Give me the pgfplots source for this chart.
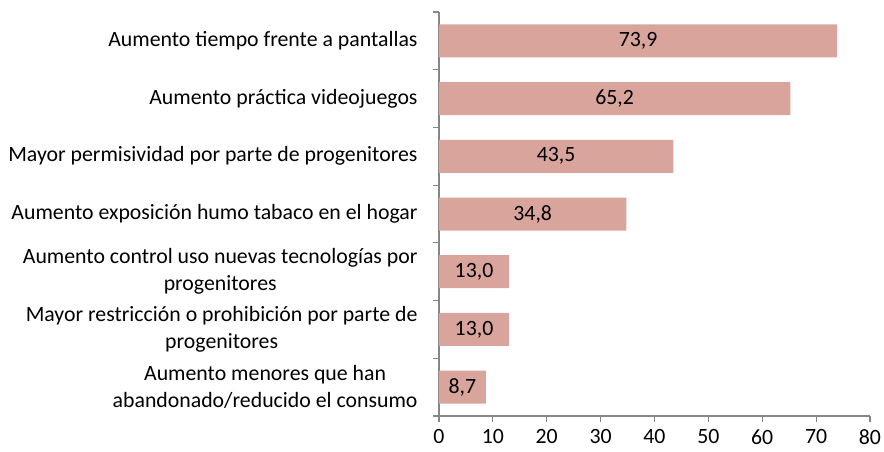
\documentclass[border=0pt]{standalone}
\usepackage{pgfplots}
\pgfplotsset{compat=1.18}
\usepackage{fontspec}
\setmainfont{Carlito}
\definecolor{barc}{HTML}{D9A49C}
\definecolor{axc}{HTML}{868686}
\begin{document}
\fontsize{21.8pt}{27pt}\selectfont
\begin{tikzpicture}
\begin{axis}[
  scale only axis, width=431pt, height=404pt,
  xmin=0, xmax=80, xtick={0,10,...,80},
  ymin=-0.5, ymax=6.5, y dir=reverse,
  ytick={0,...,6},
  yticklabels={
    {Aumento tiempo frente a pantallas},
    {Aumento práctica videojuegos},
    {Mayor permisividad por parte de progenitores},
    {Aumento exposición humo tabaco en el hogar},
    {Aumento control uso nuevas tecnologías por\\progenitores},
    {Mayor restricción o prohibición por parte de\\progenitores},
    {Aumento menores que han\\abandonado/reducido el consumo}},
  minor ytick={-0.5,0.5,...,6.5},
  axis x line*=bottom, axis y line*=left,
  axis line style={axc, line width=1.1pt, -},
  tick style={axc, line width=1.1pt},
  major tick length=6pt, minor tick length=6pt,
  tick align=outside,
  major y tick style={draw=none},
  yticklabel style={align=center, xshift=-8pt, font=\fontsize{21.8pt}{27pt}\selectfont},
  xticklabel style={font=\fontsize{21.8pt}{27pt}\selectfont},
  /pgf/number format/assume math mode=true,
  xbar, bar width=33pt,
  point meta=explicit symbolic,
  nodes near coords,
  visualization depends on={x \as \rawx},
  every node near coord/.append style={anchor=center, black,
    font=\fontsize{21.8pt}{27pt}\selectfont,
    shift={(axis direction cs:-\rawx/2,0)}},
]
\addplot[fill=barc, draw=none] table[x=v, y=c, meta=l] {
c v l
0 73.9 73,9
1 65.2 65,2
2 43.5 43,5
3 34.8 34,8
4 13.0 13,0
5 13.0 13,0
6 8.7 8,7
};
\coordinate (sw) at (rel axis cs:0,0);
\end{axis}
\pgfresetboundingbox
\path[use as bounding box] (sw) ++(-439pt,-35pt) rectangle ++(884pt,451pt);
\end{tikzpicture}
\end{document}
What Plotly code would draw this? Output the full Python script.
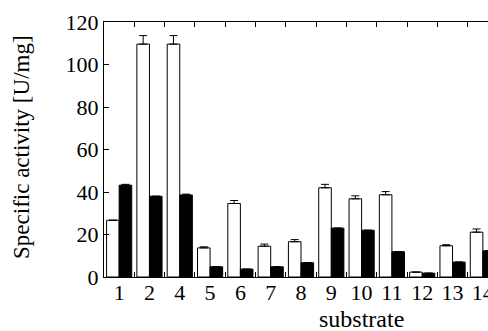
import plotly.graph_objects as go

substrates = ["1", "2", "4", "5", "6", "7", "8", "9", "10", "11", "12", "13", "14"]
white_vals = [26.7, 109.6, 109.6, 13.7, 34.6, 14.5, 16.6, 42.0, 36.8, 38.7, 2.3, 14.7, 21.1]
white_err = [0.0, 4.0, 4.0, 0.5, 1.4, 1.0, 1.0, 1.6, 1.4, 1.5, 0.0, 0.5, 1.5]
black_vals = [43.2, 38.0, 38.6, 4.8, 3.7, 4.8, 6.7, 23.0, 22.0, 11.9, 1.8, 7.0, 12.3]
black_err = [0.4, 0.0, 0.4, 0.0, 0.0, 0.0, 0.0, 0.0, 0.0, 0.0, 0.0, 0.0, 0.0]

font = "Liberation Serif"

fig = go.Figure()
fig.add_trace(go.Bar(
    x=substrates, y=white_vals,
    marker=dict(color="white", line=dict(color="black", width=1)),
    error_y=dict(type="data", array=white_err, arrayminus=[0]*len(white_err),
                 symmetric=False, color="black", thickness=1, width=4),
    showlegend=False,
))
fig.add_trace(go.Bar(
    x=substrates, y=black_vals,
    marker=dict(color="black", line=dict(color="black", width=1)),
    error_y=dict(type="data", array=black_err, arrayminus=[0]*len(black_err),
                 symmetric=False, color="black", thickness=1, width=4),
    showlegend=False,
))

fig.update_layout(
    width=488, height=331,
    margin=dict(l=104, r=0, t=22, b=54, autoexpand=False),
    paper_bgcolor="white", plot_bgcolor="white",
    barmode="group", bargap=0.17, bargroupgap=0,
    font=dict(family=font, size=22, color="black"),
    xaxis=dict(
        type="category", range=[-0.5, 12.17], automargin=False,
        showline=True, linecolor="black", linewidth=1, mirror="ticks",
        ticks="inside", tickson="boundaries", ticklen=5, tickcolor="black",
        showgrid=False, zeroline=False, ticklabeloverflow="allow",
        tickangle=0, ticklabelstandoff=-4,
        tickfont=dict(family=font, size=22),
    ),
    yaxis=dict(
        range=[0, 120], dtick=20, automargin=False,
        showline=True, linecolor="black", linewidth=1, mirror=False,
        ticks="inside", ticklen=5, tickcolor="black",
        showgrid=False, zeroline=False,
        tickfont=dict(family=font, size=22),
    ),
    annotations=[
        dict(text="substrate", xref="x", x="8", yref="paper", y=-0.165,
             xanchor="center", yanchor="middle", showarrow=False,
             font=dict(family=font, size=24)),
        dict(text="Specific activity [U/mg]", xref="paper", x=-0.2135,
             yref="paper", y=0.51, textangle=-90, xanchor="center",
             yanchor="middle", showarrow=False, font=dict(family=font, size=23)),
    ],
)

fig.write_html("out.html", config={"displayModeBar": False},
               post_script="document.body.style.margin='0';")
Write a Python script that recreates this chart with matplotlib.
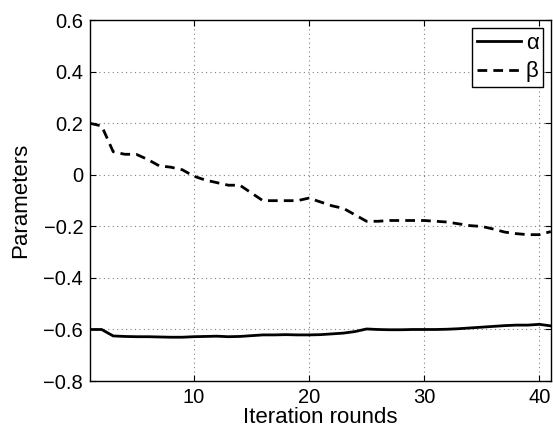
import numpy as np
import matplotlib
matplotlib.use("Agg")
import matplotlib.pyplot as plt

rounds = np.arange(1, 42)

alpha = [-0.600, -0.600, -0.625, -0.627, -0.628, -0.628, -0.629, -0.630, -0.630, -0.628,
         -0.627, -0.626, -0.628, -0.627, -0.624, -0.621, -0.621, -0.620, -0.621, -0.621,
         -0.620, -0.617, -0.614, -0.608, -0.598, -0.600, -0.601, -0.601, -0.600, -0.600,
         -0.600, -0.599, -0.597, -0.594, -0.591, -0.588, -0.585, -0.583, -0.583, -0.580,
         -0.586]

beta = [0.200, 0.190, 0.090, 0.080, 0.080, 0.060, 0.035, 0.030, 0.020, -0.005,
        -0.020, -0.030, -0.040, -0.040, -0.070, -0.100, -0.100, -0.100, -0.100, -0.090,
        -0.105, -0.120, -0.130, -0.155, -0.180, -0.180, -0.177, -0.177, -0.177, -0.177,
        -0.180, -0.183, -0.190, -0.197, -0.200, -0.210, -0.222, -0.228, -0.232, -0.232,
        -0.220]

plt.rcParams['font.family'] = ['Liberation Sans', 'DejaVu Sans']

fig = plt.figure(figsize=(5.53, 4.32), dpi=100)
ax = fig.add_axes([0.163, 0.118, 0.833, 0.835])

ax.plot(rounds, alpha, color='black', linewidth=2, linestyle='-', label='α')
ax.plot(rounds, beta, color='black', linewidth=2, linestyle=(0, (3.5, 2.2)), label='β')

ax.set_xlim(1, 41)
ax.set_ylim(-0.8, 0.6)
ax.set_xticks([10, 20, 30, 40])
ax.set_yticks(np.arange(-0.8, 0.61, 0.2))
ax.set_yticklabels(['\u22120.8', '\u22120.6', '\u22120.4', '\u22120.2', '0', '0.2', '0.4', '0.6'])
ax.tick_params(direction='in', top=True, right=True, length=4, labelsize=14.5, pad=5)
ax.grid(True, linestyle=(0, (1, 3)), color='#808080', linewidth=0.8)
for s in ax.spines.values():
    s.set_linewidth(1.0)

ax.set_xlabel('Iteration rounds', fontsize=16, labelpad=0)
ax.set_ylabel('Parameters', fontsize=16, labelpad=9)

leg = ax.legend(loc='upper right', fontsize=16, fancybox=False, framealpha=1,
                edgecolor='black', handlelength=2.0, borderaxespad=0.35,
                handletextpad=0.2, borderpad=0.2, labelspacing=0.35)
leg.get_frame().set_linewidth(1.0)

fig.savefig('out.png', dpi=100)
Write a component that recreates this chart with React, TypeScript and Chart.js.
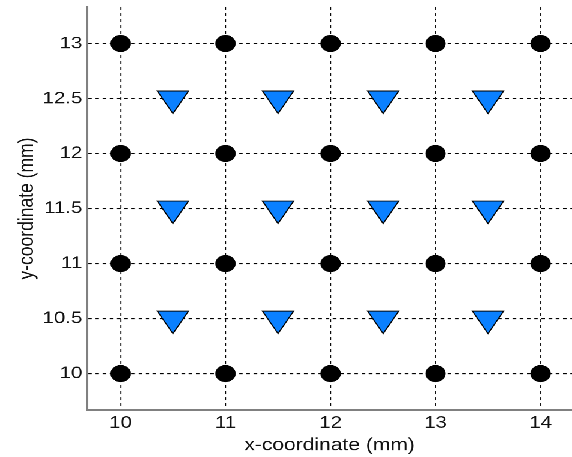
import React, { useEffect, useRef } from "react";
import { Chart, registerables } from "chart.js";

Chart.register(...registerables);

// Data
const circleXs = [10, 11, 12, 13, 14];
const circleYs = [10, 11, 12, 13];
const triangleXs = [10.5, 11.5, 12.5, 13.5];
const triangleYs = [10.5, 11.5, 12.5];
const xTicks = [10, 11, 12, 13, 14];
const yTicks = [10, 10.5, 11, 11.5, 12, 12.5, 13];
const xTitle = "x-coordinate (mm)";
const yTitle = "y-coordinate (mm)";

const W = 477;
const H = 457;
const STRETCH = 572 / W;
const DPR = 1144.2 / W;

export default function App() {
  const ref = useRef<HTMLCanvasElement | null>(null);

  useEffect(() => {
    if (!ref.current) return;
    const circles = circleYs.flatMap((y) => circleXs.map((x) => ({ x, y })));
    const triangles = triangleYs.flatMap((y) => triangleXs.map((x) => ({ x, y })));
    const font = "'Liberation Sans', Arial, sans-serif";
    const zeroPad = (s: any) => {
      s.paddingLeft = 0;
      s.paddingRight = 0;
      s.paddingTop = 0;
      s.paddingBottom = 0;
    };
    const chart = new Chart(ref.current, {
      type: "scatter",
      data: {
        datasets: [
          {
            data: circles,
            pointStyle: "circle",
            pointRadius: 8,
            pointBackgroundColor: "#000",
            pointBorderColor: "#000",
            pointBorderWidth: 1,
          },
          {
            data: triangles,
            pointStyle: "triangle",
            rotation: 180,
            pointRadius: 15,
            pointBackgroundColor: "#0a80ff",
            pointBorderColor: "#000",
            pointBorderWidth: 1,
          },
        ],
      },
      options: {
        responsive: false,
        animation: false,
        devicePixelRatio: DPR,
        layout: { autoPadding: false, padding: { top: 7, right: 0, left: 0, bottom: 0 } },
        plugins: { legend: { display: false }, tooltip: { enabled: false } },
        scales: {
          x: {
            type: "linear",
            min: 9.68037,
            max: 14.29997,
            afterBuildTicks: (s: any) => {
              s.ticks = xTicks.map((v) => ({ value: v }));
            },
            afterFit: (s: any) => {
              s.height = 47;
              zeroPad(s);
            },
            grid: {
              color: "#000",
              lineWidth: 2 / DPR,
              drawTicks: false,
            },
            border: { color: "#808080", width: 1.7, dash: [3, 3] },
            ticks: {
              color: "#111",
              font: { family: font, size: 17 },
              padding: 3,
              maxRotation: 0,
              callback: (v: any) => String(v),
            },
            title: {
              display: true,
              text: xTitle,
              color: "#111",
              font: { family: font, size: 17.5 },
              padding: { top: 0, bottom: 1 },
            },
          },
          y: {
            type: "linear",
            min: 9.6682,
            max: 13.3318,
            afterBuildTicks: (s: any) => {
              s.ticks = yTicks.map((v) => ({ value: v }));
            },
            afterFit: (s: any) => {
              s.width = 72.5;
              zeroPad(s);
            },
            grid: {
              color: "#000",
              lineWidth: 1,
              drawTicks: false,
            },
            border: { color: "#808080", width: 1.7, dash: [3, 3] },
            ticks: {
              color: "#111",
              font: { family: font, size: 17 },
              padding: 4,
              callback: (v: any) => String(v),
            },
            title: {
              display: true,
              text: yTitle,
              color: "#111",
              font: { family: font, size: 17.5 },
              padding: { top: 12, bottom: 0 },
            },
          },
        },
      },
    } as any);
    return () => chart.destroy();
  }, []);

  return (
    <div
      style={{
        position: "absolute",
        left: 0,
        top: 0,
        width: W,
        height: H,
        transform: `scaleX(${STRETCH})`,
        transformOrigin: "0 0",
        background: "#fff",
      }}
    >
      <canvas ref={ref} width={W} height={H} />
    </div>
  );
}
——
_Task statement_
Output nothing except the lines from the one containing "What Plotly code" through the one containing "import plotly.graph_objects as go", both kept, with the pictures removed.

_Completed exercise_
What Plotly code would draw this? Output the full Python script.
import plotly.graph_objects as go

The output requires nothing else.